On the plus side, HK taxis are cheap and a 45-minute trip will cost around $300. However, upon arrival at your destination YOUR DRIVER WILL ADD TOLL CHARGES AND BAGS HANDLING TO THE AMOUNT. This is OK and perfectly legit. Depending on the tunnel you take, expect another $100 or so.

Before your trip to HK, check out the airport site or taxi fare calculators to get an idea of the distance and likely cost from the airport in order to avoid surprises. There have been stories about unscrupulous drivers taking advantage of tourists, but they are few.

One other piece of advice about taxis … don’t tip. You can round up to the nearest five, but put aside your qualms about the 10% or 15% thing and know that a tip is not expected.

  • The Airport Express is fantastically efficient, especially going to the airport. Both Hong Kong Station and Kowloon Station offer check-in services, which means you can check your bags there, get your boarding pass, and travel easily to the airport. This does not apply to people flying to the US who must check in at the airport.
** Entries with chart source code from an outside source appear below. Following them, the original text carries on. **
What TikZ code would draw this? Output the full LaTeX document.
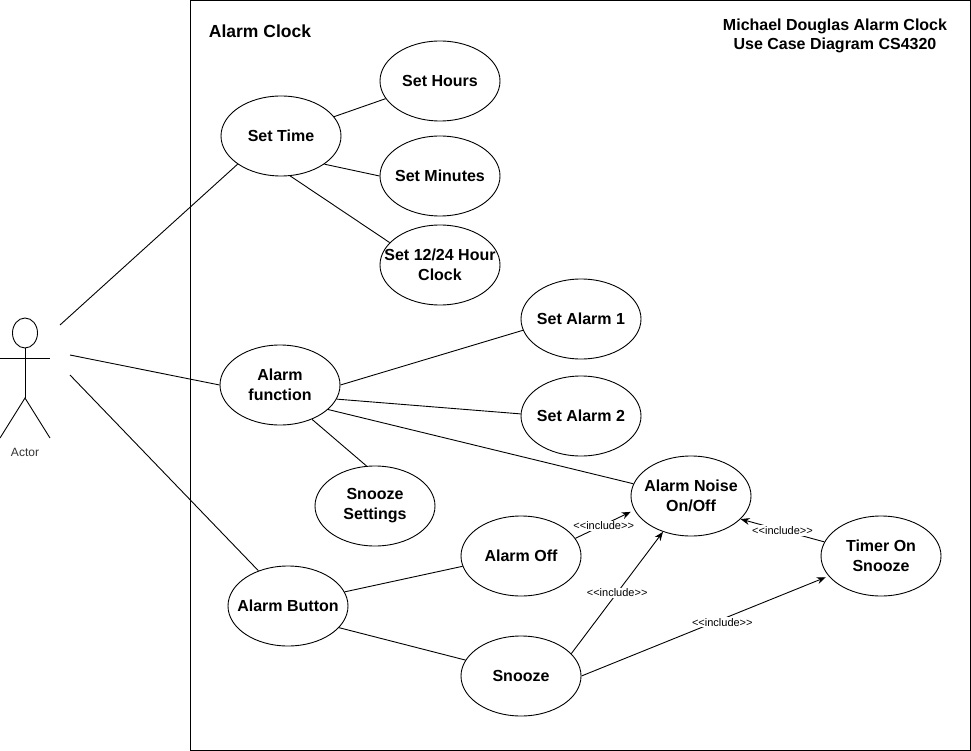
\documentclass[tikz,border=0pt]{standalone}
\usepackage{fontspec}
\setmainfont{Liberation Sans}
\usetikzlibrary{shapes.geometric,arrows.meta}
\tikzset{
  usecase/.style={shape=ellipse,draw,minimum width=120pt,minimum height=80pt,inner sep=-20pt,align=center,font=\fontsize{16}{20}\selectfont\bfseries},
  title/.style={align=center,font=\fontsize{16}{19}\selectfont\bfseries},
  include/.style={-{Stealth[length=9pt,width=7pt]}},
  tag/.style={fill=white,inner sep=1pt,font=\fontsize{11}{12}\selectfont}
}
\begin{document}
\begin{tikzpicture}
[x=1pt,y=-1pt,line width=0.9pt]
\useasboundingbox (0,0) rectangle (971,751);
\node[draw,minimum width=780pt,minimum height=750pt,inner sep=0pt] (system) at (580.5,375.5) {};
\node[title,font=\fontsize{17.5}{20}\selectfont\bfseries] (systemname) at (260,31) {Alarm Clock};
\node[title] (note) at (835,36) {Michael Douglas Alarm Clock\\Use Case Diagram CS4320};
% actor
\node[shape=ellipse,draw,minimum width=25pt,minimum height=30pt,inner sep=0pt] (head) at (25,333) {};
\coordinate (armL) at (0,358);
\coordinate (armR) at (50,358);
\coordinate (hip) at (25,398);
\coordinate (footL) at (0,438);
\coordinate (footR) at (50,438);
\draw (head.south) -- (hip);
\draw (armL) -- (armR);
\draw (footL) -- (hip) -- (footR);
\node[font=\fontsize{12}{14}\selectfont,text=black!80] (actor) at (25,452.5) {Actor};
\coordinate (actorA) at (60,325);
\coordinate (actorB) at (70,355);
\coordinate (actorC) at (70,375);
% use cases
\node[usecase] (time) at (281,136) {Set Time};
\node[usecase] (hours) at (440,81) {Set Hours};
\node[usecase] (minutes) at (440,176) {Set Minutes};
\node[usecase] (clock) at (440,265) {Set 12/24 Hour\\Clock};
\node[usecase] (function) at (280,385) {Alarm\\function};
\node[usecase] (alarmA) at (581,319) {Set Alarm 1};
\node[usecase] (alarmB) at (581,416) {Set Alarm 2};
\node[usecase] (settings) at (375,506) {Snooze\\Settings};
\node[usecase] (noise) at (691,496) {Alarm Noise\\On/Off};
\node[usecase] (off) at (521,556) {Alarm Off};
\node[usecase] (timer) at (881,556) {Timer On\\Snooze};
\node[usecase] (button) at (288,606) {Alarm Button};
\node[usecase] (snooze) at (521,676) {Snooze};
% associations
\draw (actorA) -- (time.-147);
\draw (actorB) -- (function.west);
\draw (actorC) -- (button.130);
\draw (time.20) -- (hours.198);
\draw (time.-33) -- (minutes.west);
\draw (time.-77) -- (clock.156);
\draw (function.east) -- (alarmA.191);
\draw (function.-14) -- (alarmB.178);
\draw (function.-27) -- (noise.168);
\draw (function.-47) -- (settings.102);
\draw (button.14) -- (off.190);
\draw (button.-23) -- (snooze.164);
% includes
\draw[include,shorten >=4pt] (off.18) -- node[tag,pos=0.48,yshift=-1pt] (tagA) {<{}<include>{}>} (noise.194);
\draw[include] (snooze.24) -- node[tag,pos=0.5] (tagB) {<{}<include>{}>} (noise.232);
\draw[include,shorten >=3pt] (snooze.east) -- node[tag,pos=0.57,yshift=-3pt] (tagC) {<{}<include>{}>} (timer.201);
\draw[include] (timer.166) -- node[tag,pos=0.5] (tagD) {<{}<include>{}>} (noise.-25);
\end{tikzpicture}
\end{document}
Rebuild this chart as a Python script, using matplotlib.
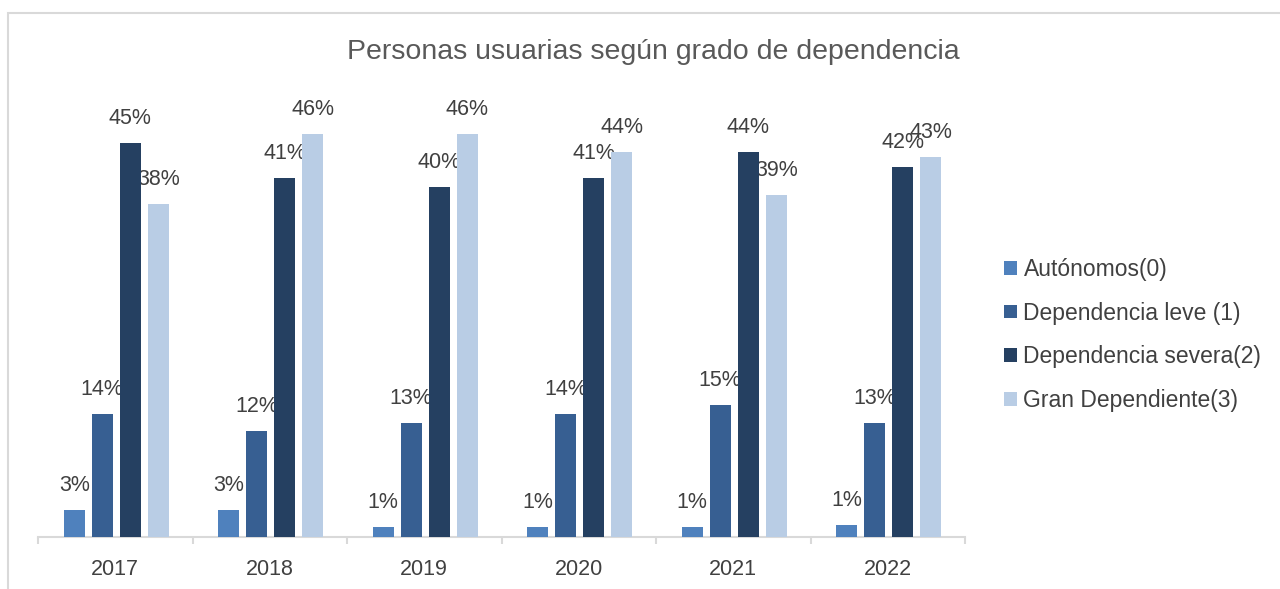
import matplotlib
matplotlib.use("Agg")
import matplotlib.pyplot as plt
import numpy as np
from matplotlib.patches import Rectangle, Patch

plt.rcParams['font.family'] = ['Liberation Sans', 'DejaVu Sans']

# datos (proporciones)
anios = ['2017', '2018', '2019', '2020', '2021', '2022']
series = ['Autónomos(0)', 'Dependencia leve (1)', 'Dependencia severa(2)', 'Gran Dependiente(3)']
autonomos = [0.031, 0.031, 0.011, 0.011, 0.011, 0.014]
leve = [0.140, 0.121, 0.130, 0.140, 0.151, 0.130]
severa = [0.450, 0.410, 0.400, 0.410, 0.440, 0.422]
gran = [0.380, 0.460, 0.460, 0.440, 0.390, 0.434]
valores = [autonomos, leve, severa, gran]
colores = ['#4f81bd', '#375f92', '#254061', '#b9cde5']

fig = plt.figure(figsize=(12.8, 5.89), dpi=100)
ax = fig.add_axes([38/1280, 52/589, (965-38)/1280, (537-99)/589])

x = np.arange(len(anios))
paso = 0.181
ancho = 0.137
for i, (nombre, vals, col) in enumerate(zip(series, valores, colores)):
    pos = x + (i - 1.5) * paso + 0.006
    barras = ax.bar(pos, vals, ancho, color=col, label=nombre, zorder=3)
    etiquetas = ax.bar_label(barras, labels=[f'{v*100:.0f}%' for v in vals],
                             padding=10, fontsize=15.5, color='#404040')
    for t in etiquetas:
        t.set_zorder(1)

ax.set_xlim(-0.5, len(anios) - 0.5)
ax.set_ylim(0, 0.5)
ax.set_yticks([])
for s in ['left', 'right', 'top']:
    ax.spines[s].set_visible(False)
ax.spines['bottom'].set_color('#d9d9d9')
ax.spines['bottom'].set_linewidth(1.5)
ax.set_xticks(x)
ax.set_xticklabels(anios, fontsize=15.5, color='#404040')
ax.set_xticks(np.arange(-0.5, len(anios)), minor=True)
ax.tick_params(axis='x', which='major', length=0, pad=15.5)
ax.tick_params(axis='x', which='minor', length=5, width=1.5, color='#d9d9d9')
ax.patch.set_alpha(0)

fig.text(653/1280, 1 - 52/589, 'Personas usuarias según grado de dependencia',
         ha='center', va='center', fontsize=20.5, color='#595959')

# marco del grafico
fig.patches.append(Rectangle((8/1280, -0.5), 2, 1.5 - 13/589, transform=fig.transFigure,
                             fill=False, edgecolor='#d9d9d9', linewidth=1.5))

manejadores = [Patch(facecolor=c, edgecolor='none') for c in colores]
fig.legend(manejadores, series, loc='center left', bbox_to_anchor=(1004/1280, 1 - 335/589),
           frameon=False, fontsize=16.5, labelcolor='#404040', handlelength=0.55,
           handleheight=0.55, handletextpad=0.3, labelspacing=0.9, borderpad=0,
           borderaxespad=0)

fig.savefig('out.png', dpi=100, facecolor='white')
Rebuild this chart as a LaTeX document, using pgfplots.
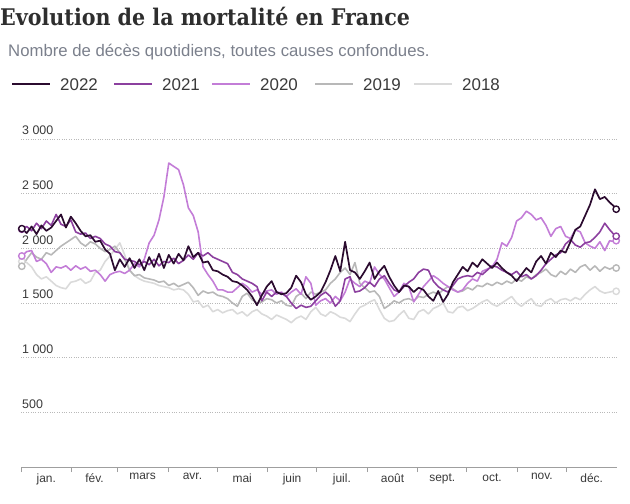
\documentclass[border=0pt]{standalone}
\usepackage{pgfplots}
\pgfplotsset{compat=1.18}
\usepackage{pgfplotstable}
\usepackage{fontspec}
\setmainfont{Liberation Sans}
\newfontfamily\titlefont{DejaVu Serif Condensed Bold}
\definecolor{cA}{HTML}{2B0B2F}
\definecolor{cB}{HTML}{8C409F}
\definecolor{cC}{HTML}{C37DD7}
\definecolor{cD}{HTML}{B8B8B8}
\definecolor{cE}{HTML}{DADADA}
\definecolor{titlec}{HTML}{2E2E2E}
\definecolor{subc}{HTML}{7B808C}
\definecolor{txtc}{HTML}{3A3A3A}
\pgfplotstableread{
d a b c e f
1 2180 2175 1930 1836 1880
4 2140 2200 1970 1900 1870
7 2200 2160 1980 1960 1830
10 2130 2230 1880 1920 1760
13 2210 2180 1900 1900 1720
16 2160 2250 1860 1960 1740
19 2190 2210 1780 1940 1700
22 2250 2310 1830 1980 1660
25 2310 2220 1820 2020 1640
28 2190 2200 1840 2050 1630
31 2290 2260 1800 2080 1690
34 2230 2150 1840 2110 1700
37 2160 2130 1810 2050 1720
40 2110 2140 1830 2020 1680
43 2120 2090 1790 2060 1700
46 2060 2110 1800 2040 1780
49 2070 2090 1760 2000 1800
52 1990 2040 1700 1970 1880
55 1950 2020 1760 1990 1930
58 1800 1970 1780 2020 1990
61 1900 1960 1790 1960 2050
64 1830 1900 1770 1900 1940
67 1910 1890 1800 1800 1800
70 1820 1880 1860 1750 1750
73 1900 1850 1830 1760 1720
76 1800 1880 1900 1730 1700
79 1920 1850 2050 1720 1690
82 1830 1900 2120 1710 1680
85 1950 1840 2260 1690 1660
88 1820 1880 2470 1700 1650
91 1940 1870 2780 1660 1640
94 1860 1910 2750 1680 1620
97 1950 1860 2720 1650 1630
100 1890 1890 2580 1670 1620
103 2020 1940 2370 1690 1580
106 1920 1900 2300 1640 1510
109 1960 1960 2150 1570 1520
112 1870 1930 1830 1610 1460
115 1880 1960 1760 1590 1480
118 1800 1920 1700 1600 1420
121 1790 1900 1620 1570 1440
124 1760 1880 1620 1560 1410
127 1740 1860 1600 1540 1430
130 1700 1780 1600 1500 1440
133 1690 1760 1640 1470 1400
136 1660 1720 1680 1560 1420
139 1620 1700 1650 1590 1380
142 1560 1680 1600 1530 1420
145 1480 1650 1620 1500 1440
148 1570 1520 1580 1510 1400
151 1650 1600 1610 1540 1380
154 1700 1560 1620 1530 1350
157 1600 1600 1580 1500 1390
160 1580 1590 1600 1520 1370
163 1590 1560 1560 1480 1350
166 1640 1500 1600 1470 1320
169 1750 1450 1630 1560 1360
172 1690 1480 1580 1590 1380
175 1580 1460 1740 1540 1350
178 1530 1470 1680 1600 1420
181 1560 1520 1480 1580 1460
184 1600 1570 1520 1600 1400
187 1690 1600 1540 1620 1380
190 1800 1560 1500 1680 1420
193 1930 1470 1560 1720 1400
196 1790 1520 1520 1780 1370
199 2060 1720 1600 1820 1360
202 1800 1740 1720 1760 1330
205 1780 1600 1680 1870 1400
208 1720 1610 1650 1680 1460
211 1790 1640 1700 1640 1480
214 1870 1690 1680 1600 1510
217 1720 1650 1830 1610 1530
220 1790 1720 1760 1560 1440
223 1840 1750 1720 1450 1360
226 1740 1680 1640 1480 1330
229 1660 1620 1560 1520 1340
232 1600 1600 1600 1500 1390
235 1660 1650 1680 1530 1430
238 1650 1690 1650 1540 1360
241 1600 1720 1510 1520 1350
244 1640 1780 1580 1560 1420
247 1620 1810 1650 1550 1440
250 1560 1800 1700 1580 1400
253 1520 1700 1750 1600 1450
256 1610 1650 1720 1580 1470
259 1510 1620 1680 1620 1500
262 1580 1600 1650 1650 1420
265 1690 1660 1620 1630 1410
268 1760 1720 1600 1600 1460
271 1830 1740 1620 1610 1470
274 1790 1750 1680 1640 1430
277 1870 1740 1720 1620 1450
280 1830 1780 1700 1660 1480
283 1900 1760 1790 1650 1510
286 1860 1800 1810 1680 1530
289 1820 1840 1830 1660 1490
292 1870 1830 1900 1690 1470
295 1820 1800 2050 1670 1500
298 1780 1780 2020 1700 1530
301 1750 1760 2100 1680 1560
304 1700 1790 2250 1720 1500
307 1760 1740 2280 1700 1470
310 1820 1760 2340 1740 1510
313 1780 1720 2310 1720 1540
316 1880 1750 2260 1760 1480
319 1930 1800 2280 1780 1470
322 1860 1860 2210 1810 1520
325 1960 1900 2110 1760 1540
328 1920 1940 2180 1740 1500
331 1980 1960 2200 1790 1530
334 1960 2040 2110 1760 1540
337 2060 2080 2090 1810 1520
340 2170 2030 2170 1780 1550
343 2200 2010 2150 1830 1530
346 2300 2050 2050 1850 1580
349 2400 2060 2020 1800 1620
352 2540 2100 2000 1840 1650
355 2450 2150 2060 1790 1610
358 2470 2230 1980 1830 1590
361 2420 2170 2070 1810 1600
364 2380 2120 2060 1830 1610
365 2358 2111 2070 1820 1607
}\mortdata
\begin{document}
\begin{tikzpicture}
\useasboundingbox (0,0) rectangle (630bp,-504bp);
\node[anchor=base west, inner sep=0pt, text=titlec] at (0bp,-25bp)
  {\titlefont\fontsize{23}{23}\selectfont Evolution de la mortalité en France};
\node[anchor=base west, inner sep=0pt, text=subc] at (8bp,-56bp)
  {\fontsize{16.8}{16.8}\selectfont Nombre de décès quotidiens, toutes causes confondues.};
% legend
\foreach \xx/\cc/\yy in {12/cA/2022,114/cB/2021,212/cC/2020,315/cD/2019,414/cE/2018}{
  \draw[\cc, line width=1.8bp] (\xx bp,-84bp) -- ++(38bp,0);
  \node[anchor=base west, inner sep=0pt, text=txtc] at ([xshift=48bp]\xx bp,-90bp)
    {\fontsize{17}{17}\selectfont \yy};
}
\begin{axis}[
  at={(21bp,-467bp)}, anchor=south west,
  scale only axis, width=596bp, height=328bp,
  xmin=0.5, xmax=365.5, ymin=0, ymax=3000,
  separate axis lines,
  axis x line*=bottom, axis y line*=left,
  y axis line style={draw=none},
  x axis line style={draw=gray!75, line width=0.6bp},
  ytick={500,1000,1500,2000,2500,3000},
  ytick style={draw=none},
  ymajorgrids,
  grid style={dotted, gray!55, line width=0.6bp},
  xtick={16,45.5,75,105.5,136,166.5,197,228,258.5,289,319.5,350},
  xticklabels={jan.,fév.,mars,avr.,mai,juin,juil.,août,sept.,oct.,nov.,déc.},
  major tick length=0pt,
  minor xtick={0.5,31.5,59.5,90.5,120.5,151.5,181.5,212.5,243.5,273.5,304.5,334.5},
  minor tick length=5bp,
  tick align=outside,
  minor x tick style={draw=gray!75, line width=0.6bp},
  xticklabel style={font=\fontsize{12}{12}\selectfont, text=txtc, yshift=-3bp},
  yticklabel style={font=\fontsize{12.5}{12.5}\selectfont, text=txtc, anchor=south west, inner sep=0pt, xshift=1bp, yshift=4bp},
  /pgf/number format/assume math mode=true,
  /pgf/number format/1000 sep={\ },
  clip=false,
  every axis plot/.append style={line join=round, mark indices={1,123}, mark=*, mark size=3.2bp},
]
\addplot[cE, line width=1.6bp, mark options={fill=white, line width=1.4bp}] table[x=d,y=f]{\mortdata};
\addplot[cD, line width=1.6bp, mark options={fill=white, line width=1.4bp}] table[x=d,y=e]{\mortdata};
\addplot[cC, line width=1.6bp, mark options={fill=white, line width=1.4bp}] table[x=d,y=c]{\mortdata};
\addplot[cB, line width=1.6bp, mark options={fill=white, line width=1.4bp}] table[x=d,y=b]{\mortdata};
\addplot[cA, line width=1.7bp, mark options={fill=white, line width=1.4bp}] table[x=d,y=a]{\mortdata};
\end{axis}
\end{tikzpicture}
\end{document}
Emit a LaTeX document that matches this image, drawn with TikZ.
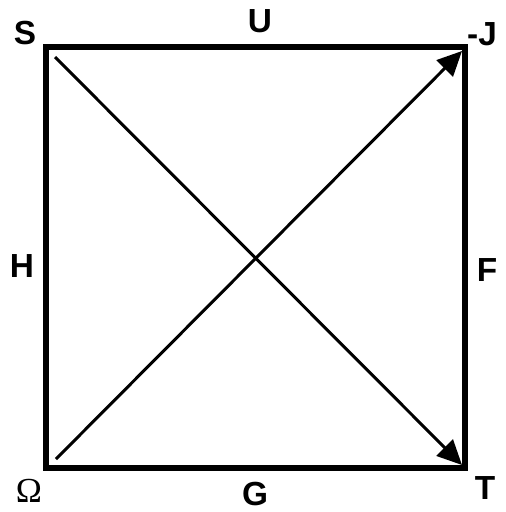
\documentclass[tikz,border=0pt]{standalone}
\usepackage{fontspec}
\setsansfont{Liberation Sans}
\newfontfamily\serifomega{Liberation Serif}
\usepackage{tikz}
\usetikzlibrary{arrows.meta,positioning}

\begin{document}
\begin{tikzpicture}[
  x=0.02cm,y=-0.02cm,
  lbl/.style={font=\fontsize{19}{21}\selectfont\sffamily\bfseries,inner sep=0pt},
  frame/.style={line width=3.4pt,line cap=rect},
  diag/.style={-{Triangle[length=14pt,width=13pt]},line width=1.7pt}
]
\useasboundingbox (0,0) rectangle (506,512);
% corners of the square
\coordinate (sw) at (46,468);
\coordinate (nw) at (46,47);
\coordinate (ne) at (465,47);
\coordinate (se) at (465,468);
% diagonal ends
\coordinate (s0) at (55,57);
\coordinate (o0) at (56,459);
\coordinate (jtip) at (462,51);
\coordinate (ttip) at (462,465);
\draw[frame] (nw)--(ne)--(se)--(sw)--cycle;
\draw[diag] (s0)--(ttip);
\draw[diag] (o0)--(jtip);
% labels
\node[lbl] (s) at (25,33) {S};
\node[lbl] (u) at (260,21) {U};
\node[lbl] (j) at (482,34) {-J};
\node[lbl] (h) at (22,266) {H};
\node[lbl] (f) at (487,270) {F};
\node[inner sep=0pt,font=\fontsize{20}{22}\selectfont\serifomega] (om) at (29,491) {Ω};
\node[lbl] (g) at (255,494) {G};
\node[lbl] (t) at (485,488) {T};
\end{tikzpicture}
\end{document}
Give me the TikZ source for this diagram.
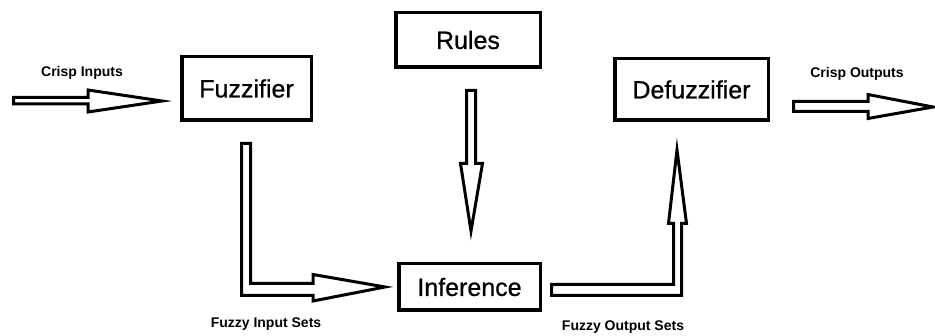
\documentclass[tikz,border=0pt]{standalone}
\usepackage{fontspec}
\setmainfont{Liberation Sans}
\newfontfamily\stagefont{Liberation Sans}[FakeBold=0.7]
\begin{document}
\begin{tikzpicture}[x=1pt,y=-1pt,
  stage/.style={draw=black,line width=3.5pt,fill=white,inner sep=0pt,
    font=\stagefont\fontsize{25}{30}\selectfont},
  flow/.style={draw=black,line width=3pt,fill=white,line join=miter},
  tag/.style={inner sep=0pt,font=\fontsize{14}{17}\selectfont\bfseries}]
\useasboundingbox (0,0) rectangle (935,336);

% processing stages
\node[stage,minimum width=129.5pt,minimum height=63.5pt] (fuzz)  at (246.5,88.5) {Fuzzifier};
\node[stage,minimum width=144.5pt,minimum height=54.5pt] (rules) at (468,40) {Rules};
\node[stage,minimum width=141.5pt,minimum height=46.5pt] (inf)   at (469.5,287) {Inference};
\node[stage,minimum width=153.5pt,minimum height=61.5pt] (defuzz) at (691.5,89.5) {Defuzzifier};

% end points of the hollow block arrows
\coordinate (inA) at (13.5,100);
\coordinate (outB) at (933,107);

% crisp inputs into the fuzzifier
\draw[flow] (inA) |- (88,97.5) -- (88,90) -- (162,101) -- (88,112) -- (88,104) -| cycle;
% fuzzifier down and across to inference
\draw[flow] (241.5,143.5) -- (241.5,295.5) -- (313,295.5) -- (313,301) -- (385,287)
  -- (313,274.5) -- (313,283.5) -- (250.5,283.5) -- (250.5,143.5) -- cycle;
% rules down to inference
\draw[flow] (466.5,90.5) -- (475.5,90.5) -- (475.5,163.5) -- (482.5,163.5) -- (471,231)
  -- (460.5,163.5) -- (466.5,163.5) -- cycle;
% inference across and up to defuzzifier
\draw[flow] (551.5,284.5) -- (673.5,284.5) -- (673.5,223.5) -- (668.5,223.5) -- (677,150)
  -- (686.5,223.5) -- (681.5,223.5) -- (681.5,295.5) -- (551.5,295.5) -- cycle;
% crisp outputs from the defuzzifier
\draw[flow] (793.5,101.5) -- (868,101.5) -- (868,94.5) -- (outB) -- (868,118.5)
  -- (868,111.5) -- (793.5,111.5) -- cycle;

% arrow labels
\node[tag] (lin)  at (82,73)   {Crisp Inputs};
\node[tag] (lfin) at (266,324) {Fuzzy Input Sets};
\node[tag] (lfout) at (623,327) {Fuzzy Output Sets};
\node[tag] (lout) at (857,74)  {Crisp Outputs};
\end{tikzpicture}
\end{document}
A couple of other tips for visitors … at restaurants, you don’t have to discreetly catch the eye of your server. You just put your hand up and someone will come. I love this system. And when you are exploring the city, look up. You will frequently come to intersections where you cannot cross the street. Don’t despair. Look up and you will see an overpass nearby. Head for that, keeping an eye out for the stairs leading up to it and you will get safely across to the other side. And then, enjoy your time in Hong Kong!!